Panel urges few changes in program

March 24, 1995|By JoAnna Daemmrich and Marcia Myers | JoAnna Daemmrich and Marcia Myers,Sun Staff Writers

With critics on the City Council opening their own investigation into Baltimore's troubled $25.6 million public housing repair program, a separate council panel has offered a short list of mostly gentle recommendations.

Council Vice President Vera P. Hall, who chaired a seven-hour hearing that was denounced by some of her colleagues, submitted a report that calls for reinspecting 5 percent of the more than 1,000 homes renovated in the no-bid program.

Her move came as the newly revived Legislative Investigations Committee prepared to start a review this morning of a scathing federal audit of the program.

Mrs. Hall's report is the product of the council housing committee's hearing March 7 that was billed as a thorough review of waste in the repair program.

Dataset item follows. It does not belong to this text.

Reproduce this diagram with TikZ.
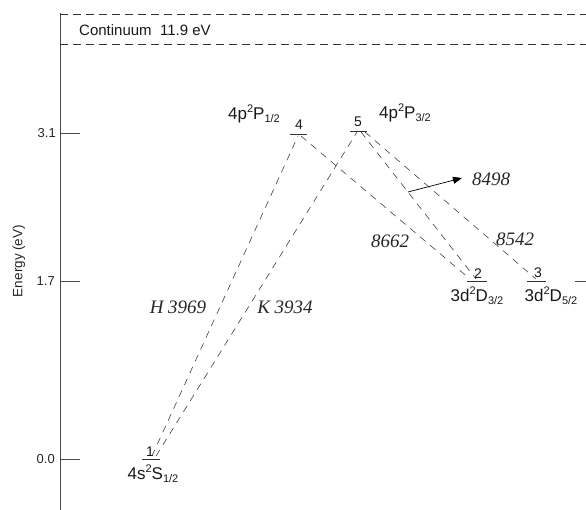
\documentclass[tikz,border=0pt]{standalone}
\usepackage{fontspec}
\setmainfont{Liberation Sans}
\newfontfamily\serifit{Liberation Serif}
\usetikzlibrary{arrows.meta}
\tikzset{
  lvl/.style={line width=0.6pt, draw=black!80},
  trans/.style={dash pattern=on 7pt off 6pt, line width=0.6pt, draw=black!75},
  cont/.style={dash pattern=on 8pt off 5pt, line width=0.6pt, draw=black!80},
  lbl/.style={font=\fontsize{17}{19}\selectfont, text=black!90, inner sep=0pt},
  num/.style={font=\fontsize{14}{16}\selectfont, text=black!90, inner sep=0pt},
  wl/.style={font=\serifit\itshape\fontsize{19}{21}\selectfont, text=black!85, inner sep=0pt},
  tick/.style={font=\fontsize{13}{15}\selectfont, text=black!85, inner sep=0pt, anchor=east},
}
\newcommand{\lvsub}[1]{\raisebox{-0.35ex}{\fontsize{11}{12}\selectfont #1}}
\newcommand{\lvsup}[1]{\raisebox{0.8ex}{\fontsize{11}{12}\selectfont #1}}
\begin{document}
\begin{tikzpicture}[x=1pt,y=-1pt]
\useasboundingbox (0,0) rectangle (586,510);
% axis
\draw[line width=0.7pt, draw=black!70] (60,13) -- (60,510);
\draw[line width=0.7pt, draw=black!70] (60,133) -- (80,133);
\draw[line width=0.7pt, draw=black!70] (60,281) -- (80,281);
\draw[line width=0.7pt, draw=black!70] (60,459) -- (80,459);
\draw[line width=0.7pt, draw=black!70] (575,281) -- (586,281);
\node[tick] (t31) at (56,133) {3.1};
\node[tick] (t17) at (55,281) {1.7};
\node[tick] (t00) at (55,459) {0.0};
\node[rotate=90, font=\fontsize{13.5}{15}\selectfont, text=black!85, inner sep=0pt] (ylab) at (19,261) {Energy (eV)};
% continuum
\draw[cont] (60,14) -- (586,14);
\draw[cont] (60,44) -- (586,44);
\node[font=\fontsize{15}{17}\selectfont, anchor=west, inner sep=0pt, text=black!90] (cont) at (79,30) {Continuum\ \ 11.9 eV};
% levels
\draw[lvl] (142,459) -- (160,459);
\draw[lvl] (290,134) -- (307,134);
\draw[lvl] (350,131) -- (367,131);
\draw[lvl] (467,281) -- (487,281);
\draw[lvl] (527,281) -- (546,281);
\coordinate (a1) at (152,456);
\coordinate (b1) at (156,456);
\coordinate (a4) at (298,136);
\coordinate (b4) at (301,136);
\coordinate (a5) at (357,132);
\coordinate (b5) at (361,132);
\coordinate (c5) at (365,132);
\coordinate (a2) at (470,279);
\coordinate (b2) at (476,279);
\coordinate (a3) at (536,279);
% level numbers
\node[num] (n1) at (150,452) {1};
\node[num] (n4) at (299,125) {4};
\node[num] (n5) at (358,122) {5};
\node[num] (n2) at (478,274) {2};
\node[num] (n3) at (538,273) {3};
% level labels
\node[lbl] (s1) at (153,474) {4s\lvsup{2}S\lvsub{1/2}};
\node[lbl] (p1) at (254,114) {4p\lvsup{2}P\lvsub{1/2}};
\node[lbl] (p3) at (405,113) {4p\lvsup{2}P\lvsub{3/2}};
\node[lbl] (d3) at (477,296) {3d\lvsup{2}D\lvsub{3/2}};
\node[lbl] (d5) at (551,296) {3d\lvsup{2}D\lvsub{5/2}};
% transitions
\draw[trans] (a1) -- (a4);
\draw[trans] (b1) -- (a5);
\draw[trans] (b4) -- (a2);
\draw[trans] (b5) -- (b2);
\draw[trans] (c5) -- (a3);
% arrow
\coordinate (ar0) at (408,192);
\coordinate (ar1) at (462,178);
\draw[line width=0.7pt, -{Triangle[length=9pt,width=7pt]}] (ar0) -- (ar1);
% wavelength labels
\node[wl] (w8498) at (491,179) {8498};
\node[wl] (w8662) at (390,241) {8662};
\node[wl] (w8542) at (515,239) {8542};
\node[wl] (wH) at (178,307) {H 3969};
\node[wl] (wK) at (285,307) {K 3934};
\end{tikzpicture}
\end{document}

But several council members running against her for the council presidency and others denounced her tight control of the hearing, saying it was designed to protect the administration of Mayor Kurt L. Schmoke.

The federal government is demanding that the Baltimore Housing Authority come up with $725,759 because the program's contractors inflated costs. A three-part series in The Sun last month showed that a quarter of the program's funds went to friends and relatives of housing officials and the mayor, while millions went to contractors with little or no experience, many of whom did poor work.

Mrs. Hall's committee recommended that 5 percent of the more than 1,000 homes be reinspected to determine whether the work was done properly. The committee also called for a better system for issuing no-bid contracts and for tighter supervision of construction work.

Housing chief Daniel P. Henson III has been asked to submit a report to the mayor within 90 days describing how he intends to comply with the recommendations. Any outstanding problems resulting from the investigation by the U.S. Department of Housing and Urban Development also must be detailed.

"I don't have a problem with complying," Mr. Henson said last night. "We're willing to do that."

The authority already has changed its procurement policies to deal with no-bid situations, and those revisions will be presented to the mayor. "I think it will be satisfactory," he said.

Mrs. Hall said she settled on a reinspection of 5 percent of the homes after talking with HUD's Office of the Inspector General.